My mother was a kind woman. But she made a lot of bad choices.

I was one of them.

My name is Eric Cartman, and this is my story.

Ever since I found out that my mom was a crack addict, prostituting herself to get more, and likely still had the drug in her system when she bore me out of wedlock, I was appalled and disgusted.

Not with her, but with myself. For allowing my past to consume me.

I was lucky to not have been born a twitchy deformed crack baby, and lord help me if my future child was harmed in any way...

Patty and I had been married for a few years now, and she was heavily pregnant with my unborn baby. I swore that I would protect him or her no matter what.

Sure, Patty had been disgusted with me back in our elementary school days. But she eventually saw that there was more to me than just a fat psychotic Nazi wannabe. We eventually fell in love, got married, had the sweetest and most gentle sex ever, and I got her pregnant.

Am I still one of the biggest jerks in the world?
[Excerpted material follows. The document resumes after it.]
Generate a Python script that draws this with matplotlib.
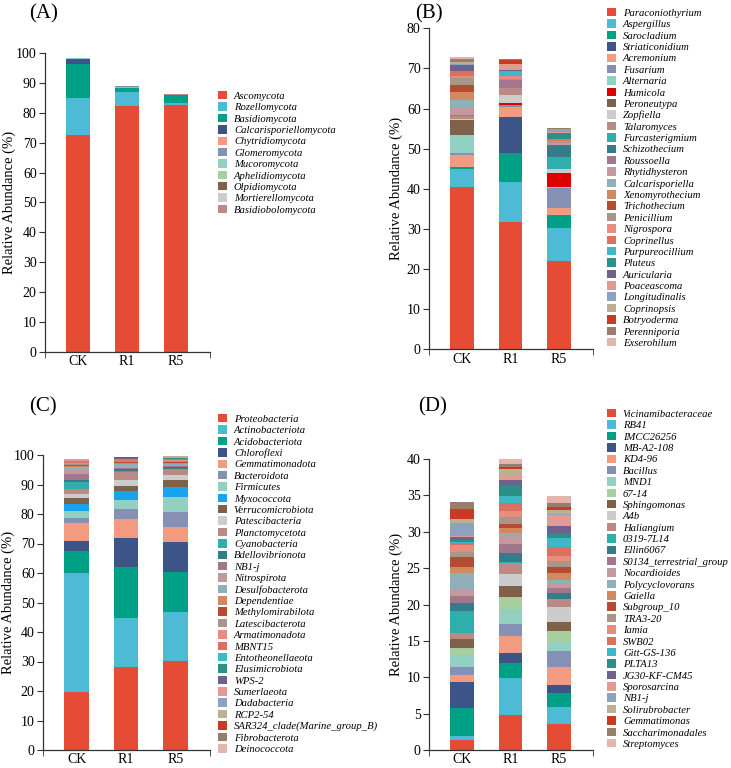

Yes. But I am working on bettering myself.

I know it may sound surprising, but feeding my dad to my half-brother was a bit extreme. Even if my half-brother was a total dick.

But he's an orphan, and with my mother dead from a drug overdose (surprise surprise), so am I, so now we're even.

Still, I didn't want the baby to have a miserable life.

As much as I hate doctors, I've been trying to seek therapy. But I can't really afford it, and shrinks are difficult to come by these days.

I just don't want everyone to hate me once I'm dead.

Anyway, back to the story.

Patty and I were staying in a cheap hotel for a while. She felt that the stress of everyday life wasn't good for the baby, and she needed to get away from South Park for a while and rest. Since she's so big from the pregnancy, she needs help walking because her feet hurt. And since I've been struggling with my weight for years, I wasn't much better.

We found a quiet, dimly-lit room with one bed for us to share. I helped Patty take a seat and rubbed her sore heels.

"Everything alright, honey?" I said, still panting after helping Patty up the stairs.

"Yeah, just tired," she gasped, flopping down on the bed.

"I hope the baby's okay," I wondered.

"Of course," assured Patty. "And I know, no naming it after your mother if it's a girl."

I sighed sadly. "I know".

Patty took notice of my sad expression. "Sorry. I didn't mean to upset you."

My eyes started to get misty. "It's fine. I just... haven't been feeling like myself since she died. Sure, she was messed up, but I never wished for this to happen."

Patty smoothed down my hair while I cried into her lap. "It's normal to grieve. After all, she was really the only family you had."

I sniffled. "I miss coming home to her cooking after school."

She patted my back. "Just let it out."

"AAAAAGGGHHH!" I sobbed.

A few hours after I felt a little better, I cuddled in bed next to Patty. I always needed some comfort after crying like that.

I draped my arm across her chest protectively. "Will the baby be here soon?"

"Yes, very soon. I barely have the strength to stand," Patty answered.

"Don't worry. I'll make sure you're both safe," I promised.

Patty gave my chest a little kiss. "Now get some sleep. We've had a long and rough day."